Problem requirements = Return every record below exactly as written, omitting any pictures.

Supplied material =

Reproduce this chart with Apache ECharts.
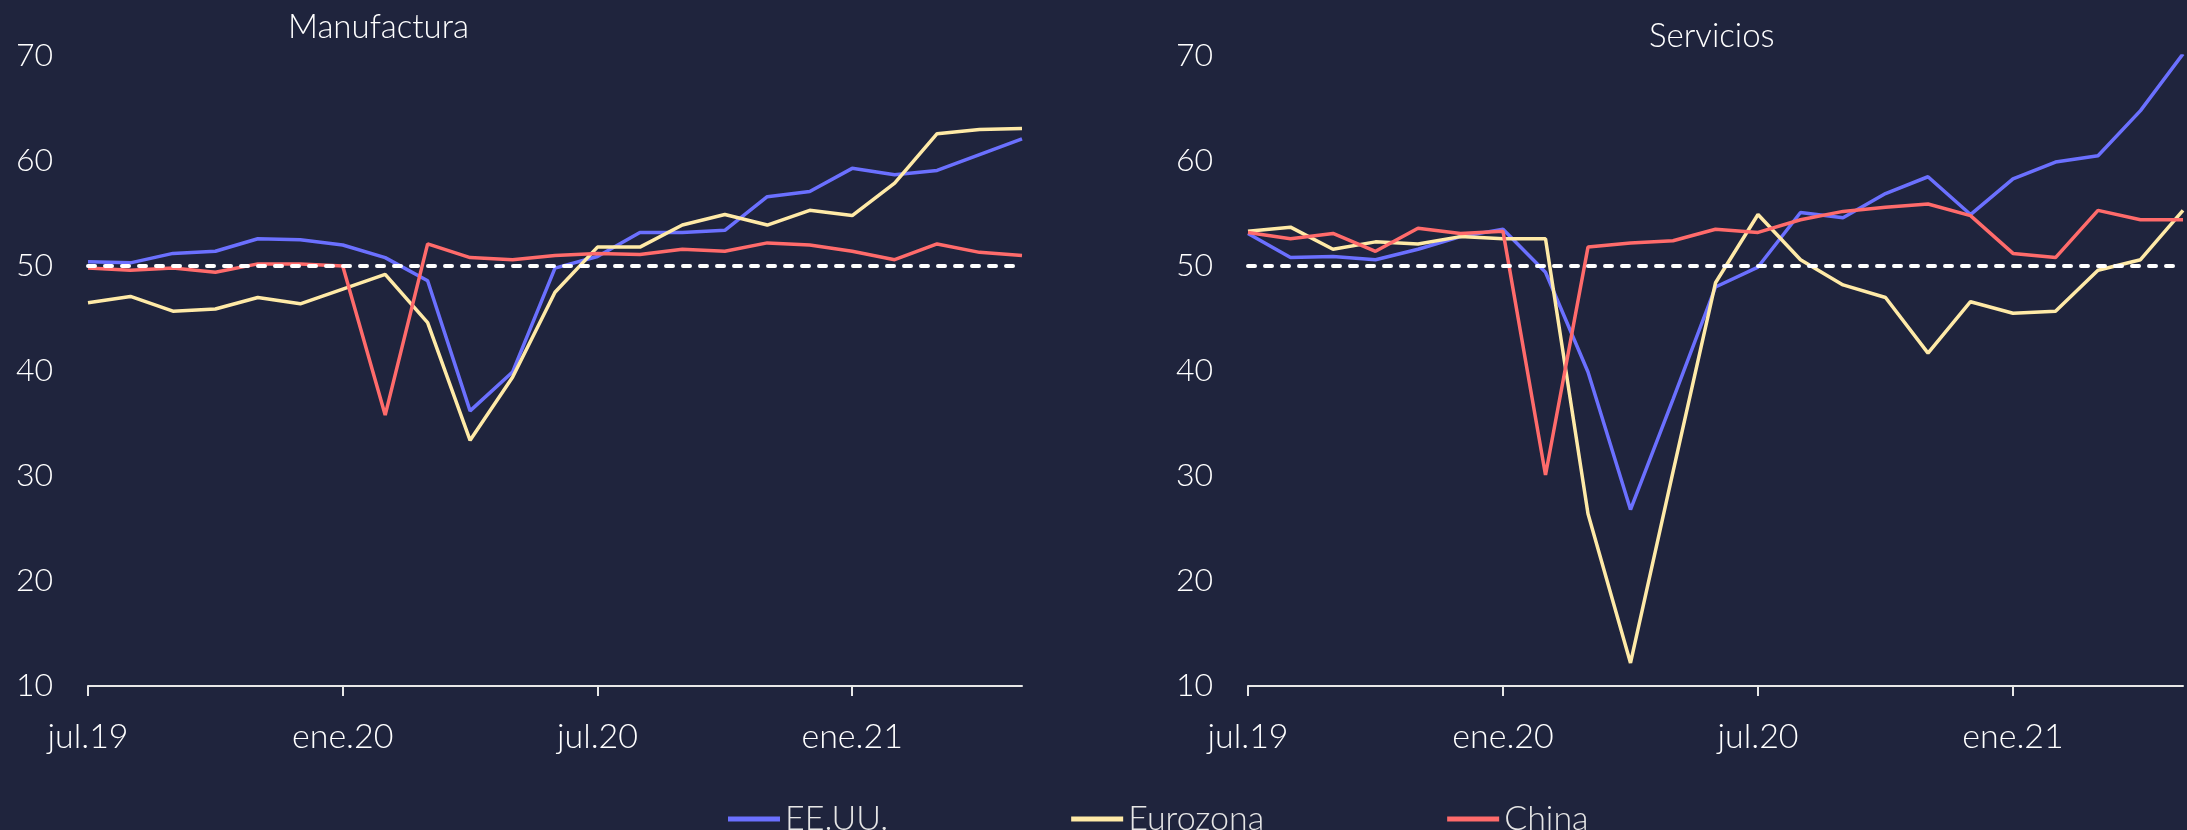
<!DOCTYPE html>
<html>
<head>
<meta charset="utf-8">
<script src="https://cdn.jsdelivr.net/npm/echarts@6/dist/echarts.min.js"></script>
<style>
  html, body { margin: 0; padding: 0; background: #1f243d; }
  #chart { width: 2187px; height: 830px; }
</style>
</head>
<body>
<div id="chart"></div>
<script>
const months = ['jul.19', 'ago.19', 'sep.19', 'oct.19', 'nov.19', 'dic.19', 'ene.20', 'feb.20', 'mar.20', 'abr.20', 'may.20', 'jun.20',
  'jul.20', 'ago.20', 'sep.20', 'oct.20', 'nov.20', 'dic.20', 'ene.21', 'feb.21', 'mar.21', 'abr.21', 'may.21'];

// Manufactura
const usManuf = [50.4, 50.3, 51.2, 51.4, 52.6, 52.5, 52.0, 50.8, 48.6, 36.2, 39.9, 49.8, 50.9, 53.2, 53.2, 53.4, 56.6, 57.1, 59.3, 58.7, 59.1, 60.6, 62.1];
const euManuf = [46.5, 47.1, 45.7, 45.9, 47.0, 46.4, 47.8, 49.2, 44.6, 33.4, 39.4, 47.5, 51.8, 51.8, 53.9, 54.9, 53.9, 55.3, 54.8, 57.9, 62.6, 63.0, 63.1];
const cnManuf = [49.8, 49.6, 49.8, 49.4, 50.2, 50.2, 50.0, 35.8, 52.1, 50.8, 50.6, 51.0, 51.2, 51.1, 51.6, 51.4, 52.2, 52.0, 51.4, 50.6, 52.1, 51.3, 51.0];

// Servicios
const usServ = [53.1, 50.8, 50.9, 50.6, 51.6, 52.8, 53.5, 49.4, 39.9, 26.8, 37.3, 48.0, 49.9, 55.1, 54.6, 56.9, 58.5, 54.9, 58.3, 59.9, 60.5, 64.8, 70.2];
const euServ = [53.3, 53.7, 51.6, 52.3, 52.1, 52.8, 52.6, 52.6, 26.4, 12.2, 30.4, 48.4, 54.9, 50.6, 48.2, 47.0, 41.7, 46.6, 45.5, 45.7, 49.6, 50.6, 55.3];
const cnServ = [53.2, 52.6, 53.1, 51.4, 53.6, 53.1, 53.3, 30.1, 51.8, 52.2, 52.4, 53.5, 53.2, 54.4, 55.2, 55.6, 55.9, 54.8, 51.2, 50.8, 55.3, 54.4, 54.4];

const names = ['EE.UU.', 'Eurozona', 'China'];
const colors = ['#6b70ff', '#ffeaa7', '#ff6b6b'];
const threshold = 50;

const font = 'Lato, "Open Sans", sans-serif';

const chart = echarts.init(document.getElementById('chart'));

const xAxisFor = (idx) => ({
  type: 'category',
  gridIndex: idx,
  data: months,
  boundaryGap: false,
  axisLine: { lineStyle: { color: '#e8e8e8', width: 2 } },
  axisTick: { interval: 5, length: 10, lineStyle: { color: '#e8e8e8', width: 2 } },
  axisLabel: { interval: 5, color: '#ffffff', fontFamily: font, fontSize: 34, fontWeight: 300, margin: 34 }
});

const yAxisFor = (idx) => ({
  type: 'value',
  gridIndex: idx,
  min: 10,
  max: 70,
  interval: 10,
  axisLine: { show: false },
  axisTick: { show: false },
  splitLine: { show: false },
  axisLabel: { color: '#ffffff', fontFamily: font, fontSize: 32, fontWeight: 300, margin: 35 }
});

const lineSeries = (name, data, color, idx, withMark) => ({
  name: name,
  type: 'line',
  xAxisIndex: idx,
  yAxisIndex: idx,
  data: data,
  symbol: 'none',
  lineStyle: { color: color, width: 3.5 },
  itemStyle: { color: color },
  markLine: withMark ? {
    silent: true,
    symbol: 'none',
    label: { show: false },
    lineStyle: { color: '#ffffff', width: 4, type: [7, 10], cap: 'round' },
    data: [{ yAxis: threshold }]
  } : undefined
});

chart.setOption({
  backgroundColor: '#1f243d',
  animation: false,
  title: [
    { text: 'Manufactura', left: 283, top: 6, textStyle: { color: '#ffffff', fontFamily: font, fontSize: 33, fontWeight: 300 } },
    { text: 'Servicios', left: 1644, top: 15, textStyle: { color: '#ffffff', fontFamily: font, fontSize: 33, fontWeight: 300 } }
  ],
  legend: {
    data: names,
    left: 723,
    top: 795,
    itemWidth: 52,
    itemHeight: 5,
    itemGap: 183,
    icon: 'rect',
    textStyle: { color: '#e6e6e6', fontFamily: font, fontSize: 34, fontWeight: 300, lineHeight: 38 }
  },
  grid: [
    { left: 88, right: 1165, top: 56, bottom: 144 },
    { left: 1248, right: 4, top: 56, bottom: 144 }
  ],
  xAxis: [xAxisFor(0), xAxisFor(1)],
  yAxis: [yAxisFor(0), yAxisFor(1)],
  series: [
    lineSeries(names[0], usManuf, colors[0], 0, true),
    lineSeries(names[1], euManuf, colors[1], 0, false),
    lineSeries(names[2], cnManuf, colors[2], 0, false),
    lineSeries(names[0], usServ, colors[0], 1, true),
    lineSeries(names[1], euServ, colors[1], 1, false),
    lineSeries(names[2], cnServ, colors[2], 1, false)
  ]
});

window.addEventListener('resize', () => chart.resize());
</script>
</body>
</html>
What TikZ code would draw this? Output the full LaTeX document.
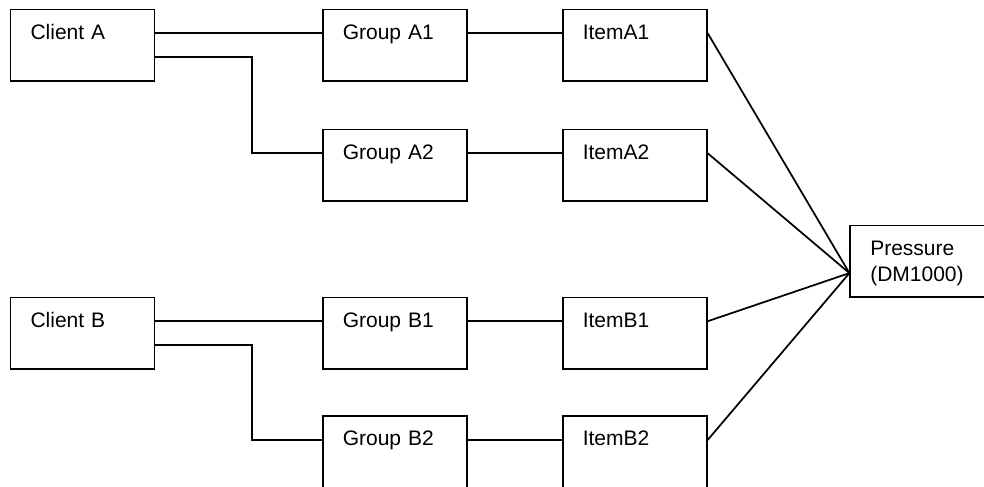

Response to this exercise =
Reproduce this chart with Apache ECharts.
<!DOCTYPE html>
<html>
<head>
<meta charset="utf-8">
<script src="https://cdn.jsdelivr.net/npm/echarts@6/dist/echarts.min.js"></script>
<style>
  html, body { margin: 0; padding: 0; background: #1f243d; }
  #chart { width: 2187px; height: 830px; }
</style>
</head>
<body>
<div id="chart"></div>
<script>
const months = ['jul.19', 'ago.19', 'sep.19', 'oct.19', 'nov.19', 'dic.19', 'ene.20', 'feb.20', 'mar.20', 'abr.20', 'may.20', 'jun.20',
  'jul.20', 'ago.20', 'sep.20', 'oct.20', 'nov.20', 'dic.20', 'ene.21', 'feb.21', 'mar.21', 'abr.21', 'may.21'];

// Manufactura
const usManuf = [50.4, 50.3, 51.2, 51.4, 52.6, 52.5, 52.0, 50.8, 48.6, 36.2, 39.9, 49.8, 50.9, 53.2, 53.2, 53.4, 56.6, 57.1, 59.3, 58.7, 59.1, 60.6, 62.1];
const euManuf = [46.5, 47.1, 45.7, 45.9, 47.0, 46.4, 47.8, 49.2, 44.6, 33.4, 39.4, 47.5, 51.8, 51.8, 53.9, 54.9, 53.9, 55.3, 54.8, 57.9, 62.6, 63.0, 63.1];
const cnManuf = [49.8, 49.6, 49.8, 49.4, 50.2, 50.2, 50.0, 35.8, 52.1, 50.8, 50.6, 51.0, 51.2, 51.1, 51.6, 51.4, 52.2, 52.0, 51.4, 50.6, 52.1, 51.3, 51.0];

// Servicios
const usServ = [53.1, 50.8, 50.9, 50.6, 51.6, 52.8, 53.5, 49.4, 39.9, 26.8, 37.3, 48.0, 49.9, 55.1, 54.6, 56.9, 58.5, 54.9, 58.3, 59.9, 60.5, 64.8, 70.2];
const euServ = [53.3, 53.7, 51.6, 52.3, 52.1, 52.8, 52.6, 52.6, 26.4, 12.2, 30.4, 48.4, 54.9, 50.6, 48.2, 47.0, 41.7, 46.6, 45.5, 45.7, 49.6, 50.6, 55.3];
const cnServ = [53.2, 52.6, 53.1, 51.4, 53.6, 53.1, 53.3, 30.1, 51.8, 52.2, 52.4, 53.5, 53.2, 54.4, 55.2, 55.6, 55.9, 54.8, 51.2, 50.8, 55.3, 54.4, 54.4];

const names = ['EE.UU.', 'Eurozona', 'China'];
const colors = ['#6b70ff', '#ffeaa7', '#ff6b6b'];
const threshold = 50;

const font = 'Lato, "Open Sans", sans-serif';

const chart = echarts.init(document.getElementById('chart'));

const xAxisFor = (idx) => ({
  type: 'category',
  gridIndex: idx,
  data: months,
  boundaryGap: false,
  axisLine: { lineStyle: { color: '#e8e8e8', width: 2 } },
  axisTick: { interval: 5, length: 10, lineStyle: { color: '#e8e8e8', width: 2 } },
  axisLabel: { interval: 5, color: '#ffffff', fontFamily: font, fontSize: 34, fontWeight: 300, margin: 34 }
});

const yAxisFor = (idx) => ({
  type: 'value',
  gridIndex: idx,
  min: 10,
  max: 70,
  interval: 10,
  axisLine: { show: false },
  axisTick: { show: false },
  splitLine: { show: false },
  axisLabel: { color: '#ffffff', fontFamily: font, fontSize: 32, fontWeight: 300, margin: 35 }
});

const lineSeries = (name, data, color, idx, withMark) => ({
  name: name,
  type: 'line',
  xAxisIndex: idx,
  yAxisIndex: idx,
  data: data,
  symbol: 'none',
  lineStyle: { color: color, width: 3.5 },
  itemStyle: { color: color },
  markLine: withMark ? {
    silent: true,
    symbol: 'none',
    label: { show: false },
    lineStyle: { color: '#ffffff', width: 4, type: [7, 10], cap: 'round' },
    data: [{ yAxis: threshold }]
  } : undefined
});

chart.setOption({
  backgroundColor: '#1f243d',
  animation: false,
  title: [
    { text: 'Manufactura', left: 283, top: 6, textStyle: { color: '#ffffff', fontFamily: font, fontSize: 33, fontWeight: 300 } },
    { text: 'Servicios', left: 1644, top: 15, textStyle: { color: '#ffffff', fontFamily: font, fontSize: 33, fontWeight: 300 } }
  ],
  legend: {
    data: names,
    left: 723,
    top: 795,
    itemWidth: 52,
    itemHeight: 5,
    itemGap: 183,
    icon: 'rect',
    textStyle: { color: '#e6e6e6', fontFamily: font, fontSize: 34, fontWeight: 300, lineHeight: 38 }
  },
  grid: [
    { left: 88, right: 1165, top: 56, bottom: 144 },
    { left: 1248, right: 4, top: 56, bottom: 144 }
  ],
  xAxis: [xAxisFor(0), xAxisFor(1)],
  yAxis: [yAxisFor(0), yAxisFor(1)],
  series: [
    lineSeries(names[0], usManuf, colors[0], 0, true),
    lineSeries(names[1], euManuf, colors[1], 0, false),
    lineSeries(names[2], cnManuf, colors[2], 0, false),
    lineSeries(names[0], usServ, colors[0], 1, true),
    lineSeries(names[1], euServ, colors[1], 1, false),
    lineSeries(names[2], cnServ, colors[2], 1, false)
  ]
});

window.addEventListener('resize', () => chart.resize());
</script>
</body>
</html>
What TikZ code would draw this? Output the full LaTeX document.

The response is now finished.